Parcours d’un agitateur du mobilier
Créateur de mobilier contemporain, l’artiste s’est forgé une solide renommée en domptant le métal pour le plier aux caprices de son inspiration. Tout commence à Londres, où ce jeune homme de bonne famille s’installe pour des études de dessin puis nourrit des velléités d’antiquaire. Il s’impose dans les années 1980 comme un talent incontournable de la création outre-Manche puis bien au-delà, dans un style métissé de matières et de structures, d’horizons lointains échoués sur des supports hostiles, qu’il dompte avec passion.
Il choisit en 1992 de se retirer sur les terres familiales de Chavan, un beau domaine du Mareuillais, où il a vécu et travaillé jusqu’au bout ; entre l’ancienne grange devenue sa maison, peuplée de collections qu’il a composées au fil de ses voyages, en Chine notamment, et un atelier débordant de son imagination.

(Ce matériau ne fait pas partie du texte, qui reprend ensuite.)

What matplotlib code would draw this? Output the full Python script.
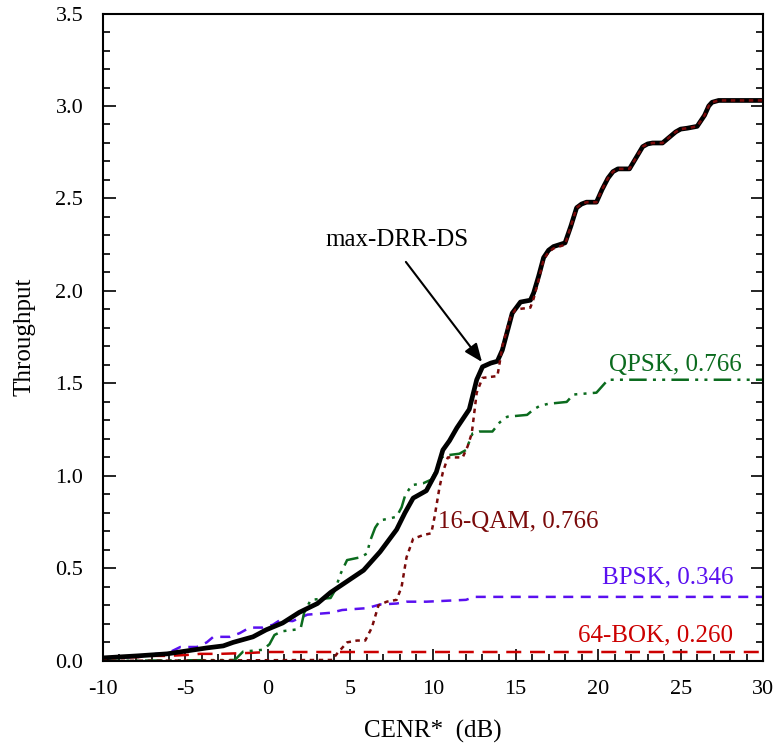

La chaise Spine a fait son succès : cette star du design est plus connue que son créateur, discret Périgourdin, flamboyant Parisien… Le château où il demeurait recevait les coups de cœur de ce collectionneur esthète et érudit, alternant une vie recluse à imaginer et forger ses pièces monumentales et celle de l’ouverture aux autres, à l’ailleurs. Installé dans un ancien bâtiment viticole, l’atelier tient de la force de la forge et de la délicatesse de la céramique : il a vu naître un défilé mobilier, armoires d’acier et de cuivre alliant le marbre, commodes rebelles, tables rases, chaises musicales, émail et gravures intimement tatouées sur le corps brut du mobilier, cuivre patiné et acier galvanisé, profusion d’étincelles Ses éditions très spéciales bousculent tous les styles d’intérieur. Le métal hurlant puis brûlant atteint ici un état de grâce, mystérieux, qui ne tiédit ni refroidit jamais : l’élément solide reste comme en suspension.

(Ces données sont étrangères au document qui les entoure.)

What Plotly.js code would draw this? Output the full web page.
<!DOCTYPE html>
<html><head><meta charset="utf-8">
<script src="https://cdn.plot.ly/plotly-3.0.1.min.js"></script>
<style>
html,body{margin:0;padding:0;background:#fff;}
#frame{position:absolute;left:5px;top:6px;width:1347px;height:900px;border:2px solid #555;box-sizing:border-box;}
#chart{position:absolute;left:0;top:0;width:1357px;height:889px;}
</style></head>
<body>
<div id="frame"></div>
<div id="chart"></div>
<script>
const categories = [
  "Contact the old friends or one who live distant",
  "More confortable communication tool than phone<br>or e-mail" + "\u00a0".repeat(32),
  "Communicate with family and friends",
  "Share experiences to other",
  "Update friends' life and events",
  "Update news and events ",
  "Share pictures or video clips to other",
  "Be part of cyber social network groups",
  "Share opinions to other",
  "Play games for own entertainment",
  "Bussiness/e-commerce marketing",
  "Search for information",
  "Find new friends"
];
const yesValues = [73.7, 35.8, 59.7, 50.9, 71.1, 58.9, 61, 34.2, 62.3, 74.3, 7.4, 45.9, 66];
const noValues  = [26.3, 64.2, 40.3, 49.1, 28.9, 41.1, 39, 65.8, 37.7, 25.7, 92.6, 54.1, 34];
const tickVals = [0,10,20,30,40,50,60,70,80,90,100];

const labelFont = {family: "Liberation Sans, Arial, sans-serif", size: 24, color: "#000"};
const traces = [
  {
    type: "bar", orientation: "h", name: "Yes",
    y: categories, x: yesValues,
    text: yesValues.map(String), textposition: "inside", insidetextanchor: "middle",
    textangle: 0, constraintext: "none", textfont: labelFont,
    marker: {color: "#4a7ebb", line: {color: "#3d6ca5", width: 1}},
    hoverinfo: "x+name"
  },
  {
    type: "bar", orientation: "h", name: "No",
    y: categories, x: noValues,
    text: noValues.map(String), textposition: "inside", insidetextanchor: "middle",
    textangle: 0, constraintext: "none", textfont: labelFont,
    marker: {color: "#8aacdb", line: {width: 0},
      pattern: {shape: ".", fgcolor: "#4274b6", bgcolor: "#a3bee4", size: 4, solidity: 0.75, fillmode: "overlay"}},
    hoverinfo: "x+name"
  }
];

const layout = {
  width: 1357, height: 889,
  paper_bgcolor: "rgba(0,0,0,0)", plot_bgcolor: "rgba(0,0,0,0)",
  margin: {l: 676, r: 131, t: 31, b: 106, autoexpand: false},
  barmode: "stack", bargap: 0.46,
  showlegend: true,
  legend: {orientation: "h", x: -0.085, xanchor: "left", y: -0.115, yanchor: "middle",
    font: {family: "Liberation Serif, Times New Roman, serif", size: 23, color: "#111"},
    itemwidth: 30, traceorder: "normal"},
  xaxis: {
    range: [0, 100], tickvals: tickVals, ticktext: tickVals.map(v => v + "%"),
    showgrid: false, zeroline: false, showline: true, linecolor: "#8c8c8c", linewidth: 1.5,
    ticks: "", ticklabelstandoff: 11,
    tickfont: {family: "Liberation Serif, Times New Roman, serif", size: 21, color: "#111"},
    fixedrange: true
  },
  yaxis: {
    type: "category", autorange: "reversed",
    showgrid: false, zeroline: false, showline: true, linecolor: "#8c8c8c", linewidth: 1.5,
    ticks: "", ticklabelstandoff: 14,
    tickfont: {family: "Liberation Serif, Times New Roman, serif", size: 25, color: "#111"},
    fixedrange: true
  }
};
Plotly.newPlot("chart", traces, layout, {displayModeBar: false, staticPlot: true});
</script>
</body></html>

Dans l’atelier, l’œuvre est personnelle, mais partagée avec les compagnons qui impriment leurs gestes en suivant la main qui les guide. De l’amateur d’antiquités éclairé au décorateur contemporain attaché au singulier, à la pièce unique, inimitable, il y a tout un univers teinté d’orientalisme et de pure intensité contemporaine, prisé des décorateurs chargés de mettre en scène les plus beaux intérieurs du monde.